WHAT TO PRODUCE » Return every line below as is, leaving out the pictures.

* start *

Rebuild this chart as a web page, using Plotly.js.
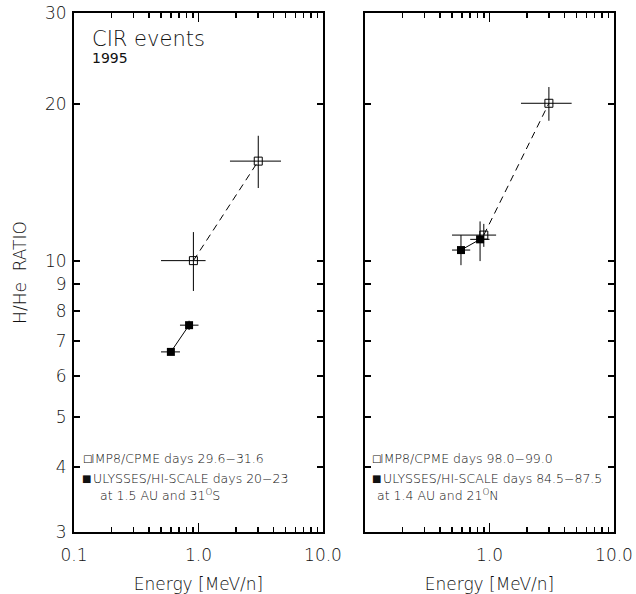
<!DOCTYPE html>
<html><head><meta charset="utf-8">
<script src="https://cdn.plot.ly/plotly-3.0.1.min.js"></script>
<style>body{margin:0;padding:0;background:#fff}</style>
</head><body><div id="chart" style="width:636px;height:594px"></div>
<script>
// ---- Left panel data ----
const impLeftE      = [0.91, 3.02];
const impLeftR      = [10.0, 15.55];
const impLeftEplus  = [0.23, 1.58];
const impLeftEminus = [0.41, 1.23];
const impLeftRplus  = [1.35, 1.85];
const impLeftRminus = [1.26, 1.75];

const ulyLeftE      = [0.60, 0.84];
const ulyLeftR      = [6.67, 7.51];
const ulyLeftEplus  = [0.11, 0.16];
const ulyLeftEminus = [0.10, 0.13];
const ulyLeftRplus  = [0.05, 0.15];
const ulyLeftRminus = [0.05, 0.16];

// ---- Right panel data ----
const impRightE      = [0.90, 3.0];
const impRightR      = [11.2, 20.1];
const impRightEplus  = [0.23, 1.57];
const impRightEminus = [0.40, 1.21];
const impRightRplus  = [0.57, 1.5];
const impRightRminus = [0.57, 1.5];

const ulyRightE      = [0.59, 0.84];
const ulyRightR      = [10.48, 10.99];
const ulyRightEplus  = [0.11, 0.16];
const ulyRightEminus = [0.09, 0.14];
const ulyRightRplus  = [0.72, 0.91];
const ulyRightRminus = [0.68, 1.01];

// ---- Tick labels ----
const yTickVals = [3,4,5,6,7,8,9,10,20,30];
const yTickText = ['3','4','5','6','7','8','9','10','20','30'];
const xTickValsLeft = [0.1, 1, 10];
const xTickTextLeft = ['0.1','1.0','10.0'];
const xTickValsRight = [1, 10];
const xTickTextRight = ['1.0','10.0'];
const xMinorVals = [0.2,0.3,0.4,0.5,0.6,0.7,0.8,0.9,2,3,4,5,6,7,8,9];

const FONT = 'DejaVu Sans, sans-serif';
const TXT = '#111';
const W = 200;

function errX(p, m){ return {type:'data', symmetric:false, array:p, arrayminus:m, color:'#000', thickness:1, width:0}; }

const traces = [
  {x: impLeftE, y: impLeftR, xaxis:'x', yaxis:'y', mode:'lines+markers', type:'scatter',
   line:{color:'#000', width:1, dash:'7px,5px'},
   marker:{symbol:'square-open', size:8, color:'#000', line:{width:1}},
   error_x: errX(impLeftEplus, impLeftEminus), error_y: errX(impLeftRplus, impLeftRminus)},
  {x: ulyLeftE, y: ulyLeftR, xaxis:'x', yaxis:'y', mode:'lines+markers', type:'scatter',
   line:{color:'#000', width:1},
   marker:{symbol:'square', size:8, color:'#000'},
   error_x: errX(ulyLeftEplus, ulyLeftEminus), error_y: errX(ulyLeftRplus, ulyLeftRminus)},
  {x: impRightE, y: impRightR, xaxis:'x2', yaxis:'y2', mode:'lines+markers', type:'scatter',
   line:{color:'#000', width:1, dash:'7px,5px'},
   marker:{symbol:'square-open', size:8, color:'#000', line:{width:1}},
   error_x: errX(impRightEplus, impRightEminus), error_y: errX(impRightRplus, impRightRminus)},
  {x: ulyRightE, y: ulyRightR, xaxis:'x2', yaxis:'y2', mode:'lines+markers', type:'scatter',
   line:{color:'#000', width:1},
   marker:{symbol:'square', size:8, color:'#000'},
   error_x: errX(ulyRightEplus, ulyRightEminus), error_y: errX(ulyRightRplus, ulyRightRminus)}
];

const yr = [Math.log10(3), Math.log10(30)];
const xr = [-1, 1];

function xAxis(domain, tv, tt, anchor){
  return {type:'log', range:xr, domain:domain, anchor:anchor,
    tickmode:'array', tickvals:tv, ticktext:tt, ticks:'inside', ticklen:9, tickwidth:1.5, tickcolor:'#000',
    ticklabelstandoff:7,
    minor:{tickmode:'array', tickvals:xMinorVals, ticks:'inside', ticklen:5, tickwidth:1.5, tickcolor:'#000', showgrid:false},
    showline:true, linewidth:2, linecolor:'#000', mirror:'ticks', showgrid:false, zeroline:false,
    tickfont:{family:FONT, size:17, color:TXT, weight:W},
    title:{text:'Energy [MeV/n]', font:{family:FONT, size:17, color:TXT, weight:W}, standoff:14}};
}
function yAxis(anchor, labels, title){
  const a = {type:'log', range:yr, anchor:anchor, domain:[0,1],
    tickmode:'array', tickvals:yTickVals, ticktext:yTickText, ticks:'inside', ticklen:6, tickwidth:2, tickcolor:'#000',
    showticklabels:labels, ticklabelstandoff:2,
    showline:true, linewidth:2, linecolor:'#000', mirror:'ticks', showgrid:false, zeroline:false,
    tickfont:{family:FONT, size:17, color:TXT, weight:W}};
  if (title) a.title = {text:'H/He  RATIO', font:{family:FONT, size:17, color:TXT, weight:W}, standoff:14};
  return a;
}
function yLong(anchor, over){
  return {type:'log', range:yr, anchor:anchor, overlaying:over, domain:[0,1],
    tickmode:'array', tickvals:[10], ticks:'inside', ticklen:13, tickwidth:2, tickcolor:'#000',
    showticklabels:false, showline:true, linewidth:2, linecolor:'#000', mirror:'ticks', showgrid:false, zeroline:false};
}

const ann = (xref, yref, x, y, text, size, w) => ({xref, yref, x, y, text, showarrow:false,
  xanchor:'left', yanchor:'middle', borderpad:0, font:{family:FONT, size:size, color:TXT, weight:(w===undefined?W:w)}});

const LS = 12.5;
const layout = {
  width:636, height:594, margin:{l:74, r:22, t:13, b:62},
  paper_bgcolor:'#fff', plot_bgcolor:'#fff', showlegend:false,
  xaxis: xAxis([0, 0.4611], xTickValsLeft, xTickTextLeft, 'y'),
  xaxis2: xAxis([0.5389, 1], xTickValsRight, xTickTextRight, 'y2'),
  yaxis: yAxis('x', true, true),
  yaxis2: yAxis('x2', false, false),
  yaxis3: yLong('x', 'y'),
  yaxis4: yLong('x2', 'y2'),
  annotations: [
    ann('x domain','y domain', 0.068, 0.95, 'CIR events', 21),
    ann('x domain','y domain', 0.07, 0.913, '1995', 14, 'normal'),
    // left legend
    ann('x domain','y domain', 0.034, 0.1407, '□', 10, 'normal'),
    ann('x domain','y domain', 0.064, 0.1407, 'IMP8/CPME days 29.6−31.6', LS),
    ann('x domain','y domain', 0.030, 0.104, '■', 10, 'normal'),
    ann('x domain','y domain', 0.074, 0.104, 'ULYSSES/HI-SCALE days 20−23', LS),
    ann('x domain','y domain', 0.102, 0.072, 'at 1.5 AU and 31<sup>O</sup>S', LS),
    // right legend
    ann('x2 domain','y2 domain', 0.026, 0.1407, '□', 10, 'normal'),
    ann('x2 domain','y2 domain', 0.056, 0.1407, 'IMP8/CPME days 98.0−99.0', LS),
    ann('x2 domain','y2 domain', 0.026, 0.104, '■', 10, 'normal'),
    ann('x2 domain','y2 domain', 0.068, 0.104, 'ULYSSES/HI-SCALE days 84.5−87.5', LS),
    ann('x2 domain','y2 domain', 0.045, 0.072, 'at 1.4 AU and 21<sup>O</sup>N', LS)
  ]
};

Plotly.newPlot('chart', traces, layout, {displayModeBar:false, staticPlot:true});
</script></body></html>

* end *

THE ANSWER »
Rebuild this chart as a web page, using Plotly.js.
<!DOCTYPE html>
<html><head><meta charset="utf-8">
<script src="https://cdn.plot.ly/plotly-3.0.1.min.js"></script>
<style>body{margin:0;padding:0;background:#fff}</style>
</head><body><div id="chart" style="width:636px;height:594px"></div>
<script>
// ---- Left panel data ----
const impLeftE      = [0.91, 3.02];
const impLeftR      = [10.0, 15.55];
const impLeftEplus  = [0.23, 1.58];
const impLeftEminus = [0.41, 1.23];
const impLeftRplus  = [1.35, 1.85];
const impLeftRminus = [1.26, 1.75];

const ulyLeftE      = [0.60, 0.84];
const ulyLeftR      = [6.67, 7.51];
const ulyLeftEplus  = [0.11, 0.16];
const ulyLeftEminus = [0.10, 0.13];
const ulyLeftRplus  = [0.05, 0.15];
const ulyLeftRminus = [0.05, 0.16];

// ---- Right panel data ----
const impRightE      = [0.90, 3.0];
const impRightR      = [11.2, 20.1];
const impRightEplus  = [0.23, 1.57];
const impRightEminus = [0.40, 1.21];
const impRightRplus  = [0.57, 1.5];
const impRightRminus = [0.57, 1.5];

const ulyRightE      = [0.59, 0.84];
const ulyRightR      = [10.48, 10.99];
const ulyRightEplus  = [0.11, 0.16];
const ulyRightEminus = [0.09, 0.14];
const ulyRightRplus  = [0.72, 0.91];
const ulyRightRminus = [0.68, 1.01];

// ---- Tick labels ----
const yTickVals = [3,4,5,6,7,8,9,10,20,30];
const yTickText = ['3','4','5','6','7','8','9','10','20','30'];
const xTickValsLeft = [0.1, 1, 10];
const xTickTextLeft = ['0.1','1.0','10.0'];
const xTickValsRight = [1, 10];
const xTickTextRight = ['1.0','10.0'];
const xMinorVals = [0.2,0.3,0.4,0.5,0.6,0.7,0.8,0.9,2,3,4,5,6,7,8,9];

const FONT = 'DejaVu Sans, sans-serif';
const TXT = '#111';
const W = 200;

function errX(p, m){ return {type:'data', symmetric:false, array:p, arrayminus:m, color:'#000', thickness:1, width:0}; }

const traces = [
  {x: impLeftE, y: impLeftR, xaxis:'x', yaxis:'y', mode:'lines+markers', type:'scatter',
   line:{color:'#000', width:1, dash:'7px,5px'},
   marker:{symbol:'square-open', size:8, color:'#000', line:{width:1}},
   error_x: errX(impLeftEplus, impLeftEminus), error_y: errX(impLeftRplus, impLeftRminus)},
  {x: ulyLeftE, y: ulyLeftR, xaxis:'x', yaxis:'y', mode:'lines+markers', type:'scatter',
   line:{color:'#000', width:1},
   marker:{symbol:'square', size:8, color:'#000'},
   error_x: errX(ulyLeftEplus, ulyLeftEminus), error_y: errX(ulyLeftRplus, ulyLeftRminus)},
  {x: impRightE, y: impRightR, xaxis:'x2', yaxis:'y2', mode:'lines+markers', type:'scatter',
   line:{color:'#000', width:1, dash:'7px,5px'},
   marker:{symbol:'square-open', size:8, color:'#000', line:{width:1}},
   error_x: errX(impRightEplus, impRightEminus), error_y: errX(impRightRplus, impRightRminus)},
  {x: ulyRightE, y: ulyRightR, xaxis:'x2', yaxis:'y2', mode:'lines+markers', type:'scatter',
   line:{color:'#000', width:1},
   marker:{symbol:'square', size:8, color:'#000'},
   error_x: errX(ulyRightEplus, ulyRightEminus), error_y: errX(ulyRightRplus, ulyRightRminus)}
];

const yr = [Math.log10(3), Math.log10(30)];
const xr = [-1, 1];

function xAxis(domain, tv, tt, anchor){
  return {type:'log', range:xr, domain:domain, anchor:anchor,
    tickmode:'array', tickvals:tv, ticktext:tt, ticks:'inside', ticklen:9, tickwidth:1.5, tickcolor:'#000',
    ticklabelstandoff:7,
    minor:{tickmode:'array', tickvals:xMinorVals, ticks:'inside', ticklen:5, tickwidth:1.5, tickcolor:'#000', showgrid:false},
    showline:true, linewidth:2, linecolor:'#000', mirror:'ticks', showgrid:false, zeroline:false,
    tickfont:{family:FONT, size:17, color:TXT, weight:W},
    title:{text:'Energy [MeV/n]', font:{family:FONT, size:17, color:TXT, weight:W}, standoff:14}};
}
function yAxis(anchor, labels, title){
  const a = {type:'log', range:yr, anchor:anchor, domain:[0,1],
    tickmode:'array', tickvals:yTickVals, ticktext:yTickText, ticks:'inside', ticklen:6, tickwidth:2, tickcolor:'#000',
    showticklabels:labels, ticklabelstandoff:2,
    showline:true, linewidth:2, linecolor:'#000', mirror:'ticks', showgrid:false, zeroline:false,
    tickfont:{family:FONT, size:17, color:TXT, weight:W}};
  if (title) a.title = {text:'H/He  RATIO', font:{family:FONT, size:17, color:TXT, weight:W}, standoff:14};
  return a;
}
function yLong(anchor, over){
  return {type:'log', range:yr, anchor:anchor, overlaying:over, domain:[0,1],
    tickmode:'array', tickvals:[10], ticks:'inside', ticklen:13, tickwidth:2, tickcolor:'#000',
    showticklabels:false, showline:true, linewidth:2, linecolor:'#000', mirror:'ticks', showgrid:false, zeroline:false};
}

const ann = (xref, yref, x, y, text, size, w) => ({xref, yref, x, y, text, showarrow:false,
  xanchor:'left', yanchor:'middle', borderpad:0, font:{family:FONT, size:size, color:TXT, weight:(w===undefined?W:w)}});

const LS = 12.5;
const layout = {
  width:636, height:594, margin:{l:74, r:22, t:13, b:62},
  paper_bgcolor:'#fff', plot_bgcolor:'#fff', showlegend:false,
  xaxis: xAxis([0, 0.4611], xTickValsLeft, xTickTextLeft, 'y'),
  xaxis2: xAxis([0.5389, 1], xTickValsRight, xTickTextRight, 'y2'),
  yaxis: yAxis('x', true, true),
  yaxis2: yAxis('x2', false, false),
  yaxis3: yLong('x', 'y'),
  yaxis4: yLong('x2', 'y2'),
  annotations: [
    ann('x domain','y domain', 0.068, 0.95, 'CIR events', 21),
    ann('x domain','y domain', 0.07, 0.913, '1995', 14, 'normal'),
    // left legend
    ann('x domain','y domain', 0.034, 0.1407, '□', 10, 'normal'),
    ann('x domain','y domain', 0.064, 0.1407, 'IMP8/CPME days 29.6−31.6', LS),
    ann('x domain','y domain', 0.030, 0.104, '■', 10, 'normal'),
    ann('x domain','y domain', 0.074, 0.104, 'ULYSSES/HI-SCALE days 20−23', LS),
    ann('x domain','y domain', 0.102, 0.072, 'at 1.5 AU and 31<sup>O</sup>S', LS),
    // right legend
    ann('x2 domain','y2 domain', 0.026, 0.1407, '□', 10, 'normal'),
    ann('x2 domain','y2 domain', 0.056, 0.1407, 'IMP8/CPME days 98.0−99.0', LS),
    ann('x2 domain','y2 domain', 0.026, 0.104, '■', 10, 'normal'),
    ann('x2 domain','y2 domain', 0.068, 0.104, 'ULYSSES/HI-SCALE days 84.5−87.5', LS),
    ann('x2 domain','y2 domain', 0.045, 0.072, 'at 1.4 AU and 21<sup>O</sup>N', LS)
  ]
};

Plotly.newPlot('chart', traces, layout, {displayModeBar:false, staticPlot:true});
</script></body></html>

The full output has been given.